▶ Material for this exercise
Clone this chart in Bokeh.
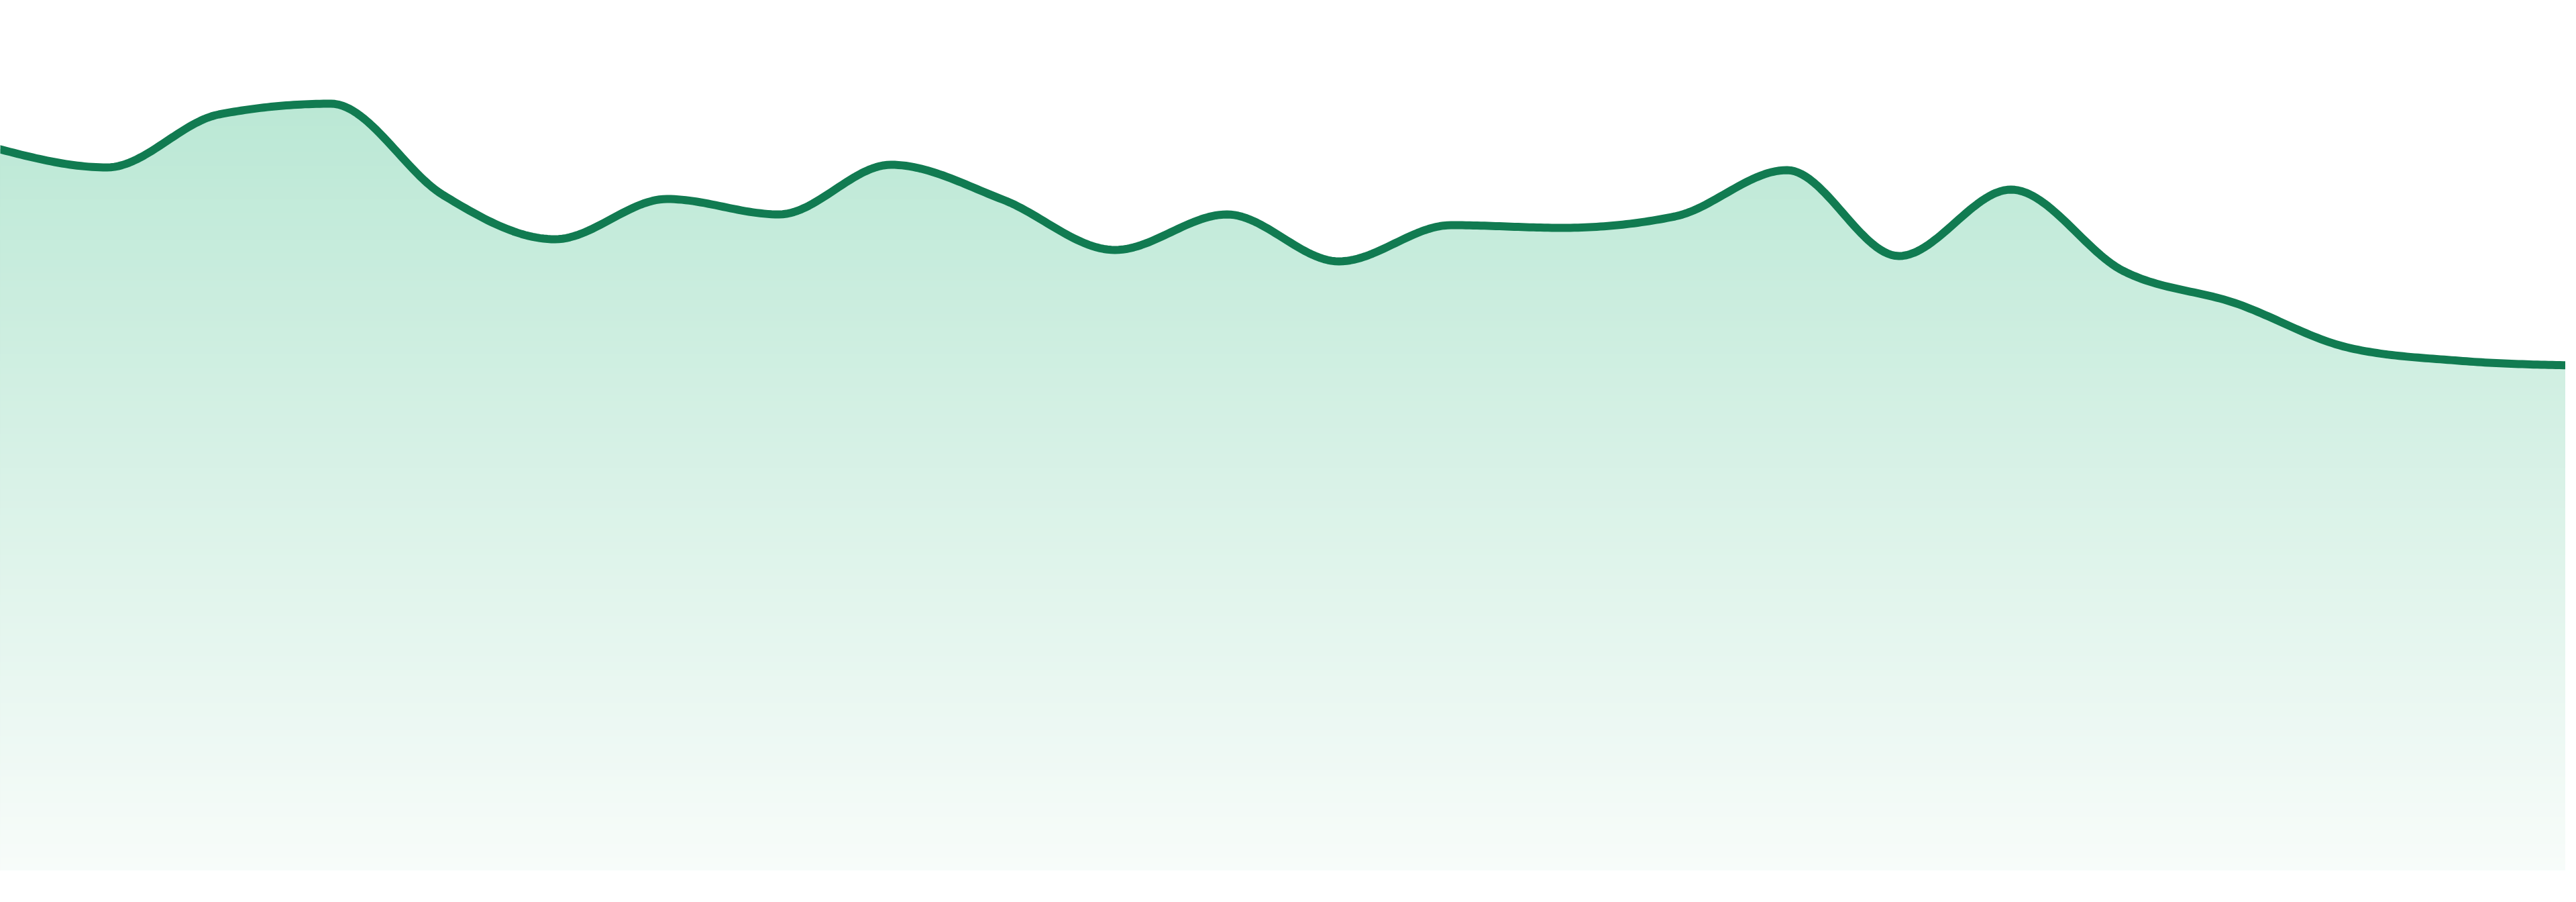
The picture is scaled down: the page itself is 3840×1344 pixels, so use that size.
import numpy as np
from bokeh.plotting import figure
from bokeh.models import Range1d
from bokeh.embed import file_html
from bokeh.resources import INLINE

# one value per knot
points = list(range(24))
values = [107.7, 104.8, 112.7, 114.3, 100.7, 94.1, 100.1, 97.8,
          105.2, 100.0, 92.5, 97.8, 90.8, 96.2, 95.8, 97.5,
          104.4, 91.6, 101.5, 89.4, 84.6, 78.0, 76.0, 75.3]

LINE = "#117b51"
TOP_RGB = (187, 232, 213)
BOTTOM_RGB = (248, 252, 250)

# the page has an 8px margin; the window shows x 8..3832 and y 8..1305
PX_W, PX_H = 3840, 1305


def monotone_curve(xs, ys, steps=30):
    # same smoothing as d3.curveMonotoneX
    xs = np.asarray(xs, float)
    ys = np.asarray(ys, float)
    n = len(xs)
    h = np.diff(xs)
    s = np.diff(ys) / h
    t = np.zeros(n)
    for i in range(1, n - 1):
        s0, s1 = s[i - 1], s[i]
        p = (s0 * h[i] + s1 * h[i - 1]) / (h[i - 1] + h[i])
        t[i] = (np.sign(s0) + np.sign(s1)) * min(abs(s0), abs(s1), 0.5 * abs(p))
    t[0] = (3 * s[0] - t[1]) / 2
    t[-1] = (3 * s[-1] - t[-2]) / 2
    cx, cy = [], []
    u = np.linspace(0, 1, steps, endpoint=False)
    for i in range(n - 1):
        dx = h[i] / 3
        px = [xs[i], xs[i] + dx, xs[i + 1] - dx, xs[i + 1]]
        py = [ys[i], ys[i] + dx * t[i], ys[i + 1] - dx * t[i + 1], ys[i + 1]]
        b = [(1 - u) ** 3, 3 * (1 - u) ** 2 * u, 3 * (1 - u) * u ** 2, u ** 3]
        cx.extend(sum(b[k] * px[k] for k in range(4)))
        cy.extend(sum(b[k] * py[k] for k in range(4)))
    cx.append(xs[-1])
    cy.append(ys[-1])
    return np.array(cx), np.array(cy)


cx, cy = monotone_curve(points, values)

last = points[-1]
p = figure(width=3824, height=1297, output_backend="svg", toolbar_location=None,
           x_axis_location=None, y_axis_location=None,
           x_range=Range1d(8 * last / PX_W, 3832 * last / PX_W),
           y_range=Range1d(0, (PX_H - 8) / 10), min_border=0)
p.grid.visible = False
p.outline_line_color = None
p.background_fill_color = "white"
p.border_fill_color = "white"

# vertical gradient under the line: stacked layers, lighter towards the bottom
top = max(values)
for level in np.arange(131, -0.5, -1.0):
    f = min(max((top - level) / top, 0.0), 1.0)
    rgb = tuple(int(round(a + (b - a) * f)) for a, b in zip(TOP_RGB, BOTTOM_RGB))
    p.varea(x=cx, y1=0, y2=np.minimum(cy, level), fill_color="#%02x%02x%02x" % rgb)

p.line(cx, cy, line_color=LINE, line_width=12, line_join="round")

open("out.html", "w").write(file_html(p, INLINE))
--
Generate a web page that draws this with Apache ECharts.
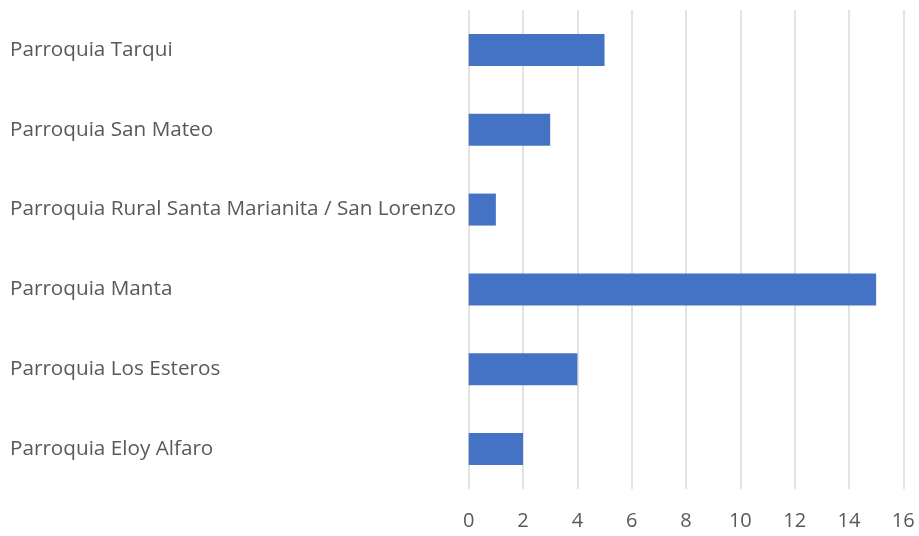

▶ Exercise instructions
Leave the pictures aside and restate exactly the lines from the one containing "Clone this chart in Bokeh." to the one containing "from bokeh.resources import INLINE", those two lines included.

▶ Answer to the task
Clone this chart in Bokeh.
The picture is scaled down: the page itself is 3840×1344 pixels, so use that size.
import numpy as np
from bokeh.plotting import figure
from bokeh.models import Range1d
from bokeh.embed import file_html
from bokeh.resources import INLINE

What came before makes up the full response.